Sadly, neither happens. It’s interesting to compare with other monster hunting games, because it’s taken me a few hours to move up to the next tier of armour, whereas elsewhere… That few hours, I’m usually a few armours in, and experimenting. Once the parts from a monster have been hunted, well, going back to them feels a bit pointless, and once you know their tricks, there’s nothing in the world to add spice to the fights, with combat feeling limited in impact. Sure, numbers come up, but staggering is an occasional thing, interrupting rush attacks a matter of excellent timing on a heavy attack (even then, you may get damaged), and…. Well, the fact that once a creature’s armour and weapons have been crafted, there’s no incentive to come back feels part of why, with the “weaker” monsters, I have trouble finding folks to fight them with.

After a fairly early point, yes, finding folks to fight them with, or, more accurately, divide the monster’s attention is pretty much mandatory. When they hit, they hit hard, and learning weapons becomes a pain when you have a triple hit point jump between the first hunting area and the second. As such, having someone, anyone else to lighten the load feels extremely important, if not, as I’ve said, mandatory.

Hunting solo, unless over-equipped, is a very bad idea. This will be your inevitable result. And no, you get jack and squat for collecting things beforehand.

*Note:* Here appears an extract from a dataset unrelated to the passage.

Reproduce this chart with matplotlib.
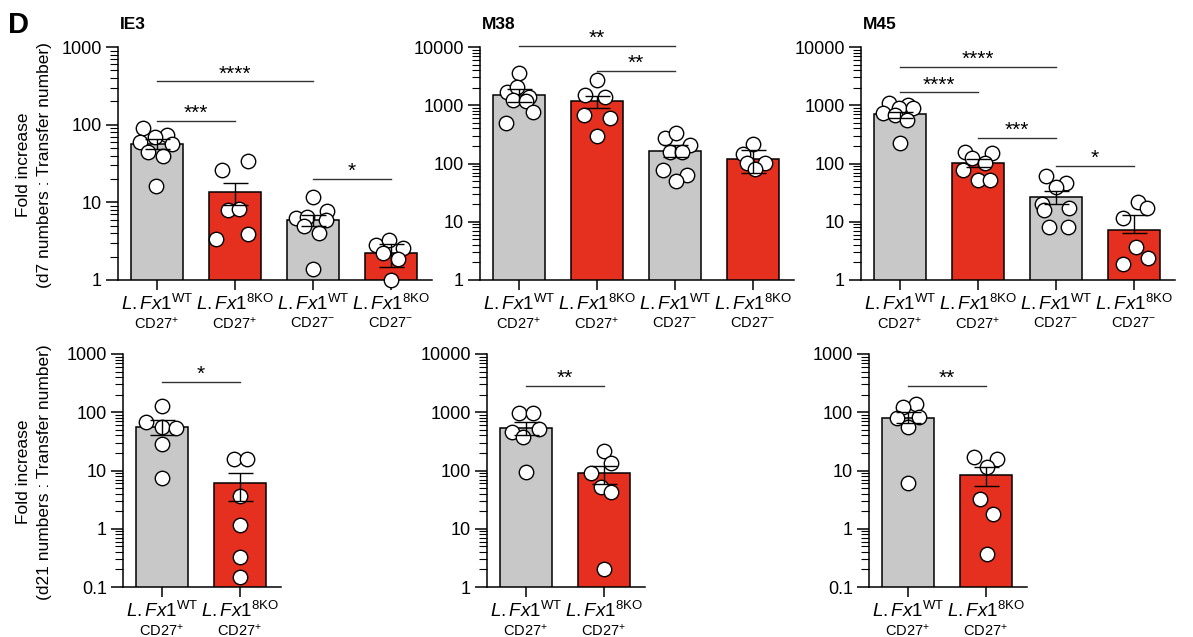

Right now, Dauntless feels like it’s in an awkward place right now. It’s trying to streamline, but not all of that streamlining is good. It’s free to play, and as such, has microtransactions to feed it once it’s out in the wild (As well as, during Early Access, Founders Packs of three tiers), and, minnow that I am, I’m genuinely not sure how impactful they are right now, but the grindiness is definitely there. The worlds are an interesting idea that works with the Monster Hunting genre’s general map design philosophy, but currently feel rather empty, with little beyond need to recommend exploration, and the monsters… Well, they’re there.

The Mad Welshman doesn’t have a lot to add this time. He’s busy recuperating from the porking he got before the review.